As I mentioned when I blogged about Orphan Black, I believe great Tv shows can teach us about great writing–whether on-screen or off. I have a huge crush on Jane the Virgin right now, and a lot of it is because it’s a show that shows great confidence in its writing.
I discovered Jane the Virgin, the new CW show about a virgin who finds herself pregnant after an OBGYN mishap, this weekend. Already I love it so much that I’ve made it my reward for revising chapters in the muddy middle of my novel. (For those of you knee-deep in revising, you know this is no small thing.)
I love the show for its supremely likable lead (Gina Rodriguez as Jane), its quirky humor, its warm depiction of family, and its two swoon-worthy male leads.

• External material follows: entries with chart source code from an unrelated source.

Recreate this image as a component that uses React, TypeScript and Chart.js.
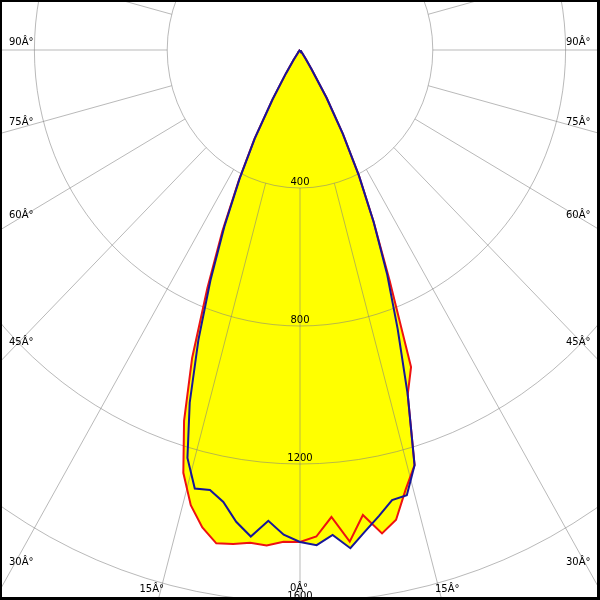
import React, { useEffect, useRef } from "react";
import { Chart, registerables } from "chart.js";

Chart.register(...registerables);

// Vertical angles (degrees from nadir)
const ANGLES = [
  0, 2, 4, 6, 8, 10, 12, 14, 16, 18, 20, 22, 24, 26, 28, 30, 32, 34, 36, 38,
  40, 42, 44, 46, 48, 50, 52, 54, 56, 58, 60, 62, 64, 66, 68, 70, 72, 74, 76,
  78, 80, 82, 84, 86, 88, 90,
];

// Luminous intensity (cd) – C0-C180 plane (red): left half = C180, right half = C0
const RED_LEFT = [
  1426, 1426, 1440, 1436, 1446, 1452, 1415, 1360, 1275, 1130, 950, 745, 575,
  420, 292, 166, 80, 35, 15, 8, 5, 4, 3, 3, 2, 2, 2, 2, 1, 1, 1, 1, 1, 1, 1, 1,
  0, 0, 0, 0, 0, 0, 0, 0, 0, 0,
];
const RED_RIGHT = [
  1426, 1411, 1357, 1433, 1361, 1423, 1392, 1314, 1252, 1050, 978, 720, 545,
  405, 275, 160, 65, 32, 15, 8, 5, 4, 3, 3, 2, 2, 2, 2, 1, 1, 1, 1, 1, 1, 1, 1,
  0, 0, 0, 0, 0, 0, 0, 0, 0, 0,
];
// C90-C270 plane (blue): left half = C270, right half = C90
const BLUE_LEFT = [
  1426, 1406, 1368, 1418, 1381, 1330, 1304, 1310, 1230, 1075, 895, 720, 560,
  415, 290, 165, 80, 35, 15, 8, 5, 4, 3, 3, 2, 2, 2, 2, 1, 1, 1, 1, 1, 1, 1, 1,
  0, 0, 0, 0, 0, 0, 0, 0, 0, 0,
];
const BLUE_RIGHT = [
  1426, 1436, 1409, 1452, 1409, 1371, 1334, 1330, 1252, 1050, 860, 700, 545,
  405, 275, 160, 65, 32, 15, 8, 5, 4, 3, 3, 2, 2, 2, 2, 1, 1, 1, 1, 1, 1, 1, 1,
  0, 0, 0, 0, 0, 0, 0, 0, 0, 0,
];

const RING_VALUES = [400, 800, 1200, 1600];
const SPOKE_STEP = 15;
const DEG = "\u00C2\u00B0";
const ANGLE_TICKS = [90, 75, 60, 45, 30, 15];

function toPoints(left: number[], right: number[]) {
  const pts: { x: number; y: number }[] = [];
  for (let i = ANGLES.length - 1; i >= 0; i--) {
    const a = (ANGLES[i] * Math.PI) / 180;
    pts.push({ x: -left[i] * Math.sin(a), y: left[i] * Math.cos(a) });
  }
  for (let i = 1; i < ANGLES.length; i++) {
    const a = (ANGLES[i] * Math.PI) / 180;
    pts.push({ x: right[i] * Math.sin(a), y: right[i] * Math.cos(a) });
  }
  return pts;
}

const polarPlugin = {
  id: "polarGrid",
  beforeDatasetsDraw(chart: any) {
    const ctx = chart.ctx;
    const xs = chart.scales.x;
    const ys = chart.scales.y;
    const cx = xs.getPixelForValue(0);
    const cy = ys.getPixelForValue(0);
    ctx.save();
    // yellow fill of both planes
    ctx.fillStyle = "#ffff00";
    for (let i = 0; i < chart.data.datasets.length; i++) {
      const meta = chart.getDatasetMeta(i);
      ctx.beginPath();
      meta.data.forEach((p: any, j: number) => {
        if (j === 0) ctx.moveTo(p.x, p.y);
        else ctx.lineTo(p.x, p.y);
      });
      ctx.closePath();
      ctx.fill();
    }
    // grid
    ctx.strokeStyle = "rgba(128,128,128,0.55)";
    ctx.lineWidth = 1;
    RING_VALUES.forEach((r) => {
      const rx = xs.getPixelForValue(r) - cx;
      const ry = ys.getPixelForValue(r) - cy;
      ctx.beginPath();
      ctx.ellipse(cx, cy, Math.abs(rx), Math.abs(ry), 0, 0, Math.PI * 2);
      ctx.stroke();
    });
    const r0 = RING_VALUES[0];
    const r1 = 6000;
    for (let a = 0; a < 360; a += SPOKE_STEP) {
      const t = (a * Math.PI) / 180;
      ctx.beginPath();
      ctx.moveTo(
        xs.getPixelForValue(r0 * Math.sin(t)),
        ys.getPixelForValue(r0 * Math.cos(t))
      );
      ctx.lineTo(
        xs.getPixelForValue(r1 * Math.sin(t)),
        ys.getPixelForValue(r1 * Math.cos(t))
      );
      ctx.stroke();
    }
    // ring labels
    ctx.fillStyle = "#000";
    ctx.font = '10px "DejaVu Sans"';
    ctx.textAlign = "center";
    ctx.textBaseline = "middle";
    RING_VALUES.forEach((r) => {
      ctx.fillText(String(r), cx, ys.getPixelForValue(r) - 6);
    });
    // angle labels
    const leftY: Record<number, number> = { 90: 42, 75: 122, 60: 215, 45: 342, 30: 562 };
    ctx.textAlign = "left";
    ANGLE_TICKS.forEach((a) => {
      const txt = a + DEG;
      if (a === 15) {
        ctx.textAlign = "right";
        ctx.fillText(txt, 164, 589);
        ctx.textAlign = "left";
        ctx.fillText(txt, 435, 589);
      } else {
        ctx.fillText(txt, 9, leftY[a]);
        ctx.fillText(txt, 566, leftY[a]);
      }
    });
    ctx.textAlign = "center";
    ctx.fillText("0" + DEG, 299, 588);
    ctx.restore();
  },
  afterDraw(chart: any) {
    const ctx = chart.ctx;
    const w = chart.width;
    const h = chart.height;
    ctx.save();
    ctx.fillStyle = "#000";
    ctx.fillRect(0, 0, w, 2);
    ctx.fillRect(0, 0, 2, h);
    ctx.fillRect(w - 3, 0, 3, h);
    ctx.fillRect(0, h - 3, w, 3);
    ctx.restore();
  },
};

export default function App() {
  const ref = useRef<HTMLCanvasElement | null>(null);
  useEffect(() => {
    document.body.style.margin = "0";
    if (!ref.current) return;
    const SX = 0.332; // px per cd horizontally
    const SY = 0.345; // px per cd vertically
    const chart = new Chart(ref.current, {
      type: "scatter",
      data: {
        datasets: [
          {
            label: "C0-C180",
            data: toPoints(RED_LEFT, RED_RIGHT),
            showLine: true,
            borderColor: "#ee1111",
            borderWidth: 2,
            pointRadius: 0,
            fill: false,
            order: 2,
          },
          {
            label: "C90-C270",
            data: toPoints(BLUE_LEFT, BLUE_RIGHT),
            showLine: true,
            borderColor: "#16169a",
            borderWidth: 2,
            pointRadius: 0,
            fill: false,
            order: 1,
          },
        ],
      },
      options: {
        animation: false,
        responsive: false,
        maintainAspectRatio: false,
        layout: { padding: 0 },
        scales: {
          x: { type: "linear", display: false, min: -300 / SX, max: 300 / SX },
          y: {
            type: "linear",
            display: false,
            reverse: true,
            min: -50 / SY,
            max: 550 / SY,
          },
        },
        plugins: { legend: { display: false }, tooltip: { enabled: false } },
      },
      plugins: [polarPlugin],
    });
    return () => chart.destroy();
  }, []);
  return (
    <div style={{ width: 600, height: 600, background: "#fff" }}>
      <canvas ref={ref} width={600} height={600} />
    </div>
  );
}
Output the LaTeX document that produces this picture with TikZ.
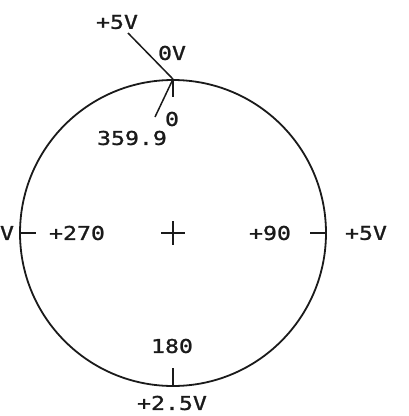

But, above all, I love the show because of its confidence–something I’d be wise to emulate in my own writing.
Jane the Virgin, based on a telenovela, isn’t your typical primetime show. It’s narrated by a smooth male voice, for instance, telling us Jane’s story. When new characters are introduced, their often hilarious titles pop up on the screen. Though telenovelas are different than soap operas, it also features what comes to mind when we think of soaps: an ensemble cast, dramatic secrets, complicated family and romantic relationships, stunning revelations–even murder.
In the wrong hands, these soap elements, narration, and clever captions could come off as strange or cheesy. But the writers behind Jane the Virgin know what they’re doing. They’re writing a telenovela, and they’ve kick it up to eleven. They celebrate its soap elements, they parody them. They fully commit to its shocking reveals, its romance, its humor. The writers aren’t just penning a script; they are writing it in neon pink.
This is confidence, and it’s something writers, myself included, sometimes struggle with. It’s hard to be bold in writing anything, because often being bold means you’ll alienate readers as much as you’ll gain them. But to not be bold in your writing means to write a thriller without fear, a literary fiction with mousy sentences, a romance without swoon.
So when I’m writing this week, I’m thinking of Jane the Virgin and trying to bring that boldness to my own words. Because if something deserves to be written, it deserves to be written in neon pink.